Prompt: Comb the records below for the string "Output" and copy each line where it turns up.

Supplied material:
────────────────────

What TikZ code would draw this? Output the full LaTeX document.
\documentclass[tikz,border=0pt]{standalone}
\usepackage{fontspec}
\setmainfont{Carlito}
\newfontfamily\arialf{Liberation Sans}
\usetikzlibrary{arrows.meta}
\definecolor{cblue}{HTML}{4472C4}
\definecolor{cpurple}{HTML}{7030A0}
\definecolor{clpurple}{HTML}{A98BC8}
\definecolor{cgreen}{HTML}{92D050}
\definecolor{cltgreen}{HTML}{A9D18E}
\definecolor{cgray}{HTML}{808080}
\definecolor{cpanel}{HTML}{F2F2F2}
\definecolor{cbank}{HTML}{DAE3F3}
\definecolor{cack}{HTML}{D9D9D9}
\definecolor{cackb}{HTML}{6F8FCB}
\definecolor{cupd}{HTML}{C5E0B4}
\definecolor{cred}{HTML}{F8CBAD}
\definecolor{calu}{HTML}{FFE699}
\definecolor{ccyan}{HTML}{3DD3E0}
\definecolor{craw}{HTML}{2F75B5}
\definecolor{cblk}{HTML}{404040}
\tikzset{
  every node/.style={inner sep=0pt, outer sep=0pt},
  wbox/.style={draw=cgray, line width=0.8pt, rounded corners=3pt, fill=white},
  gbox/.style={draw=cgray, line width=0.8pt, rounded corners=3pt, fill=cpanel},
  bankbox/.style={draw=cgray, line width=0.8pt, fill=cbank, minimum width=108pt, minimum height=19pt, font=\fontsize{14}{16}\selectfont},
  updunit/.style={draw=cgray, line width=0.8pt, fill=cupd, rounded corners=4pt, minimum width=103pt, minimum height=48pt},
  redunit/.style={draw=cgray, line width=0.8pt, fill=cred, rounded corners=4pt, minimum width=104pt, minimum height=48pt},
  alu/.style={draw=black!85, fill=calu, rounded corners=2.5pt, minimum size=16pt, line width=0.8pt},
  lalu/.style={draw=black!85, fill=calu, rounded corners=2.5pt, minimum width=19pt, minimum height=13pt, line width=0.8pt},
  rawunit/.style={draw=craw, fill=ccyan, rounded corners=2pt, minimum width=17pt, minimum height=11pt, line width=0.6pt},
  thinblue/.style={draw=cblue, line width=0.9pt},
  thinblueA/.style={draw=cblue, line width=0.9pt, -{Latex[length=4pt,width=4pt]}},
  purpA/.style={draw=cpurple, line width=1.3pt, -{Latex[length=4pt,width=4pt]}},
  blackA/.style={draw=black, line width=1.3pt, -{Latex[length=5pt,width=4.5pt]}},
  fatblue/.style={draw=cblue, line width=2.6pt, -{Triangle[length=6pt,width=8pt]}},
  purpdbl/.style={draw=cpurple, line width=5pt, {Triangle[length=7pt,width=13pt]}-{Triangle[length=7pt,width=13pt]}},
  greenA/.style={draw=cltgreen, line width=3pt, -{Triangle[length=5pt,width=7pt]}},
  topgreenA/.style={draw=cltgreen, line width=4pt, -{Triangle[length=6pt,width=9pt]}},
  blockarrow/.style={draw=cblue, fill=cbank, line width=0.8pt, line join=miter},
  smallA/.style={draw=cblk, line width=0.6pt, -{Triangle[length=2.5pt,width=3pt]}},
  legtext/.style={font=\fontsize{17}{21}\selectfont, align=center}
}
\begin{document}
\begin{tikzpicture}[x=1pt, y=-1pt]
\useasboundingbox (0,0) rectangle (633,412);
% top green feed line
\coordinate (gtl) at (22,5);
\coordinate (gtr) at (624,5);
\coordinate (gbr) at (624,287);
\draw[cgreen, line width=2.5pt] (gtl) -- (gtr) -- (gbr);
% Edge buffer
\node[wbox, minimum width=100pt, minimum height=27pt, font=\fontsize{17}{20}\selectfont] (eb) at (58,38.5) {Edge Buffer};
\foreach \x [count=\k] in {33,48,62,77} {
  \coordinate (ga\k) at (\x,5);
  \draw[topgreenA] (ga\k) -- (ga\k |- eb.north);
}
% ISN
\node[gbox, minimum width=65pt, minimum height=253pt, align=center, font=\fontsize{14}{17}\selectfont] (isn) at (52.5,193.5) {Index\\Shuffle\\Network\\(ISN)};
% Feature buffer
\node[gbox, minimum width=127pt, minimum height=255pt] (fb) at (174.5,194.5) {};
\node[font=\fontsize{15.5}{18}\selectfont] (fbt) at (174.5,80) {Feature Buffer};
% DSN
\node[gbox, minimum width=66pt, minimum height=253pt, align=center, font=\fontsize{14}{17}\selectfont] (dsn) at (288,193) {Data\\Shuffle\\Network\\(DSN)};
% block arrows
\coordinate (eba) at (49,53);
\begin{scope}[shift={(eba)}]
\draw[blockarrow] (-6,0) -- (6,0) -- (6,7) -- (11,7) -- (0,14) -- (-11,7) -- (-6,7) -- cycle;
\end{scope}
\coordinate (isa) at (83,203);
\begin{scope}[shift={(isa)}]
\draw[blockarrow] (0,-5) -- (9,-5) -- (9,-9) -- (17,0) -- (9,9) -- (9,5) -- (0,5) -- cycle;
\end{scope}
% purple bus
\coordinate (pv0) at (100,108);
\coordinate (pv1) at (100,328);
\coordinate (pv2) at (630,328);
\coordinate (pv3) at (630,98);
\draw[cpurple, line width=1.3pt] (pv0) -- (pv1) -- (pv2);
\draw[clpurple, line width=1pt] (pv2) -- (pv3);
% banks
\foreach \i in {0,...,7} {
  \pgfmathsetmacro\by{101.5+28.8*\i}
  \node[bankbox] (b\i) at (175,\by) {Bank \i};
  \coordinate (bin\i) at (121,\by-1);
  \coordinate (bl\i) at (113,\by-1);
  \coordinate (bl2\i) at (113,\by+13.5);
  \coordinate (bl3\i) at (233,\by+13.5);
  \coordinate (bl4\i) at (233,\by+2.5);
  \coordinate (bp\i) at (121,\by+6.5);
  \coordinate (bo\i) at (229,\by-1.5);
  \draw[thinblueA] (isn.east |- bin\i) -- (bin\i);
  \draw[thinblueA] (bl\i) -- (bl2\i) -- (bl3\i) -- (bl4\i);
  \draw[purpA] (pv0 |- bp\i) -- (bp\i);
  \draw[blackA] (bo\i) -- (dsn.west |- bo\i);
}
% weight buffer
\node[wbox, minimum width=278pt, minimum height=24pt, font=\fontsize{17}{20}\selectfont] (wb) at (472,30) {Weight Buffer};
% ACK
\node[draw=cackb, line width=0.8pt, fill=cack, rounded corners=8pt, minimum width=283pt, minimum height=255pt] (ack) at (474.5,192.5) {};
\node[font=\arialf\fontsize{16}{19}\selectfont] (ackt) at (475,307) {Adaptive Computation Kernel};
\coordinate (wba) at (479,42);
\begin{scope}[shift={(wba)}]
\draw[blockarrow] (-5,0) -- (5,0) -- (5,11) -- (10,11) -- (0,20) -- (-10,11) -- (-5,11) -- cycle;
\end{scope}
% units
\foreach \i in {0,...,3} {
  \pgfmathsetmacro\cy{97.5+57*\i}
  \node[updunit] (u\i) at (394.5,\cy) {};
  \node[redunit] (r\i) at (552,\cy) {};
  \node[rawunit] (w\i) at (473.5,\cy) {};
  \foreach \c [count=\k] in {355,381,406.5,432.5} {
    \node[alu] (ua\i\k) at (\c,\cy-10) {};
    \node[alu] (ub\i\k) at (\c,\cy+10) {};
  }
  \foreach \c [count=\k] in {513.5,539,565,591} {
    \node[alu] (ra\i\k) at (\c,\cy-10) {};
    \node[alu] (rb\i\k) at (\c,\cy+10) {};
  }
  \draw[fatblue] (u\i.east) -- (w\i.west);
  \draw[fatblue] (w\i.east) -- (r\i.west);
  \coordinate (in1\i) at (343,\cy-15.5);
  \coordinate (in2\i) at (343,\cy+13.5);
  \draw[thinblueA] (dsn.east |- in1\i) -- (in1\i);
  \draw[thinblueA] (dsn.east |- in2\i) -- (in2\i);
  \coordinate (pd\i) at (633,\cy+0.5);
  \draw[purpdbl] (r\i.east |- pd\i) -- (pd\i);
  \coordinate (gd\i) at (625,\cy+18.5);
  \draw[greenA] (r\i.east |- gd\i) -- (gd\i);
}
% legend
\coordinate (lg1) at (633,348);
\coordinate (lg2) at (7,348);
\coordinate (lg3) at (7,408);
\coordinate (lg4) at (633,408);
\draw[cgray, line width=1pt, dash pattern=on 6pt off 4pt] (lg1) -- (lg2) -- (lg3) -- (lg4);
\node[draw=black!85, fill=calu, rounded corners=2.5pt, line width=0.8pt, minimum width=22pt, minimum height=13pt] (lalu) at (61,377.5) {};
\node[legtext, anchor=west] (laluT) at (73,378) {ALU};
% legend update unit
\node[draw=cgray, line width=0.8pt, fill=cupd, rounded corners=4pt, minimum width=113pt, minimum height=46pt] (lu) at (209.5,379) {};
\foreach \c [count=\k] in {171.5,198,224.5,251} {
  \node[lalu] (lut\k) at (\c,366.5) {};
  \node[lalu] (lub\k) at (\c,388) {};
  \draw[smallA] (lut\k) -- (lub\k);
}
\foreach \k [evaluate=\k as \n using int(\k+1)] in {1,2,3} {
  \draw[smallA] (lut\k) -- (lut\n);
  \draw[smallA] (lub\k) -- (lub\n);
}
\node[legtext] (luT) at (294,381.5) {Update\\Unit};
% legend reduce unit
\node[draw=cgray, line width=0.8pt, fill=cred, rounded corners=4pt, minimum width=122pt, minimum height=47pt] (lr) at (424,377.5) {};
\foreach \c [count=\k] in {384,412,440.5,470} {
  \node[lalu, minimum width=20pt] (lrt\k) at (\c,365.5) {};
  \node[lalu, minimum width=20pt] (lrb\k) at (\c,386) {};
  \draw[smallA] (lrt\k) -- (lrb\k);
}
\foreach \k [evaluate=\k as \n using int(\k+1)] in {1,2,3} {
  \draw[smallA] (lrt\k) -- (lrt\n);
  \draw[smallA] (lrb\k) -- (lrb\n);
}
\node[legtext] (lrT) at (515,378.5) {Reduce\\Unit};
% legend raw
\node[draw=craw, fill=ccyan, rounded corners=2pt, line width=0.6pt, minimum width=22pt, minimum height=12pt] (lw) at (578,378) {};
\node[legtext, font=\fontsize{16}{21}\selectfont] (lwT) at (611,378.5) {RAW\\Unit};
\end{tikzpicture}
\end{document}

────────────────────

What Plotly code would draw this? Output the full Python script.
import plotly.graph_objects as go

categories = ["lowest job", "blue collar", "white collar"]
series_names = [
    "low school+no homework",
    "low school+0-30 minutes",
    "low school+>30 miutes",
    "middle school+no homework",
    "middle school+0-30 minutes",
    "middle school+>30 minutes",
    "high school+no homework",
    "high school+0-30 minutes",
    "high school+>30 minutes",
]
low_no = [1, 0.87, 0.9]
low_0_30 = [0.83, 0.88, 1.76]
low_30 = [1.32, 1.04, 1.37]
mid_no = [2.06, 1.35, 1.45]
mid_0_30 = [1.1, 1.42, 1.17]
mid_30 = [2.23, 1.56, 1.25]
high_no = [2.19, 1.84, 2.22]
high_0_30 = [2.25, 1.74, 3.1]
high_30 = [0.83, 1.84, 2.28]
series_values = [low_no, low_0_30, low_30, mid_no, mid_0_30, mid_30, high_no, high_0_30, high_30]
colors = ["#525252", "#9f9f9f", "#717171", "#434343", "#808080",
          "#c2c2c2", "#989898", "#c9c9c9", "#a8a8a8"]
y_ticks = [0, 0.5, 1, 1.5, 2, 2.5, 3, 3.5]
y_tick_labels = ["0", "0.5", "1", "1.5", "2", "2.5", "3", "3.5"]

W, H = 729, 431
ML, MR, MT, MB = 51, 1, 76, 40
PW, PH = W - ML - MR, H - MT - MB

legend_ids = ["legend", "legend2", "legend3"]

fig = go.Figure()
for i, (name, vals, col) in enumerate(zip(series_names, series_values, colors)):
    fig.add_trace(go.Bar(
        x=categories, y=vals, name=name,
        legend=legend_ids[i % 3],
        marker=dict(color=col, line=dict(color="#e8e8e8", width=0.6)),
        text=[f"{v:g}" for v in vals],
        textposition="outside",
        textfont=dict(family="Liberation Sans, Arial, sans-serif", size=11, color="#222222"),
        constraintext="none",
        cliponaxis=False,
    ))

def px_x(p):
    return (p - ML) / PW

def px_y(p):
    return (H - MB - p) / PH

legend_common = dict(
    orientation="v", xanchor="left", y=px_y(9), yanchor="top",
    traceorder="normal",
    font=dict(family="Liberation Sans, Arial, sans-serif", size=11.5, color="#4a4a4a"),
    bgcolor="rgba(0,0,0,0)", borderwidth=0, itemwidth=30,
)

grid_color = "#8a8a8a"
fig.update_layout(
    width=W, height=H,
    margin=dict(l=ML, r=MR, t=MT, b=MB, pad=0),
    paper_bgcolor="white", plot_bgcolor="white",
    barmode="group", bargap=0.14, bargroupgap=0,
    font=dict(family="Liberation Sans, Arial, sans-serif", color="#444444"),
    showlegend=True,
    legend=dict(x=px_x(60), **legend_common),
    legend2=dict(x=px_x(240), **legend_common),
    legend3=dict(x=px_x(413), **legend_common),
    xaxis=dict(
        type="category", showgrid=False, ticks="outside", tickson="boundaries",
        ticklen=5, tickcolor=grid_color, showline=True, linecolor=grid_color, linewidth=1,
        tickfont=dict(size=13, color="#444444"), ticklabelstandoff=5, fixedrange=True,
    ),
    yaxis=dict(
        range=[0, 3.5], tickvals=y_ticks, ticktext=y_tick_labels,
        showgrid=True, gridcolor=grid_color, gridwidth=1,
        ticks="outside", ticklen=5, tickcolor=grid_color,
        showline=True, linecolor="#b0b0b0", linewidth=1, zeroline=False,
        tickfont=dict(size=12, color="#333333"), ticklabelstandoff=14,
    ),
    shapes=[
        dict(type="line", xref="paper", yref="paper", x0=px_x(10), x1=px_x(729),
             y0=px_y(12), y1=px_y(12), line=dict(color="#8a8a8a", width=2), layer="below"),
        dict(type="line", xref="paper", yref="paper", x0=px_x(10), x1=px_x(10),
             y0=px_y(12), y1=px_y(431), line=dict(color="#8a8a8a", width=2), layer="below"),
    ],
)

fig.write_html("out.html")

────────────────────

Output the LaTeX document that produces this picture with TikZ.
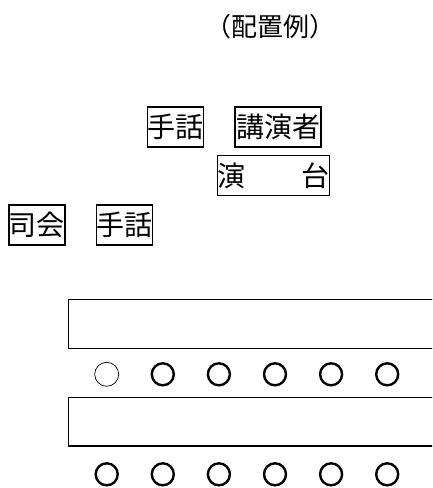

────────────────────

The completed task:
What TikZ code would draw this? Output the full LaTeX document.
What Plotly code would draw this? Output the full Python script.
Output the LaTeX document that produces this picture with TikZ.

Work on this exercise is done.